Source: Pearson’s Magazine
Source type: magazine
Document type: article
Document title: “The Real Mr. Hearst”
Author(s): Creelman, James
Date of publication: April 1912
Volume number: 27
Issue number: 4
Pagination: 504-14 (excerpt below includes only page 512)
|Creelman, James. “The Real Mr. Hearst.” Pearson’s Magazine Apr. 1912 v27n4: pp. 504-14.|
|William Randolph Hearst; Hearst newspapers (role in the assassination); Hearst newspapers.|
|Leon Czolgosz [misspelled below]; William Goebel; William Randolph Hearst; William McKinley.|
The Real Mr. Hearst [excerpt]
HE had a terrible awakening in 1891 [sic] when President McKinley was assassinated. His newspaper rivals recalled the fact that the Evening Journal had once printed an editorial saying that assassination was sometimes a good thing, and that the Morning Journal had published this quatrain:
The bullet that pierced Goebel’s breast
Cannot be found in all the West.
Good reason—it is speeding here
To stretch McKinley on his bier.
It did not matter that these and other things
had been printed without Mr. Hearst’s knowledge and against his wish. It made
no difference that he had stopped the presses when he read the assassination
editorial. A cry of rage sounded across the continent and Mr. Hearst was burned
and hung in effigy, while bonfires fed by his newspapers were lighted north,
south, east and west. It is doubtful whether any American has ever faced such
a wild storm of passion as that which burst over the head of the hapless young
editor. He was everywhere denounced as a murderer, anarchist and scoundrel.

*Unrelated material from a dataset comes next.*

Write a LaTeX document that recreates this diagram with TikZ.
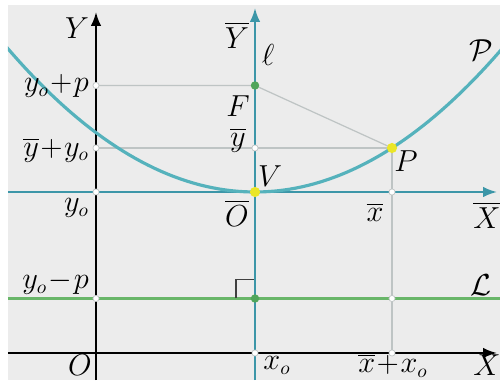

It would be unfair to refer to this terrible incident without also recording the fact that, months before the President was slain, Mr. Hearst sent a representative to Mr. McKinley to express his regret that his newspapers, in the heat of active political warfare, had been led into excesses of personal attack, and offering to exclude from its pages anything that the President might find personally offensive, but also pledging him hearty support in all things as to which Mr. Hearst did not differ with him politically.
The President seemed deeply touched by this wholly voluntary offer and sent a message of sincere thanks. The writer of this article was the bearer of the President’s message. These facts are given as an explanation of the actual terms upon which Mr. Hearst and Mr. McKinley were living when Czolgoz fired the fatal shot.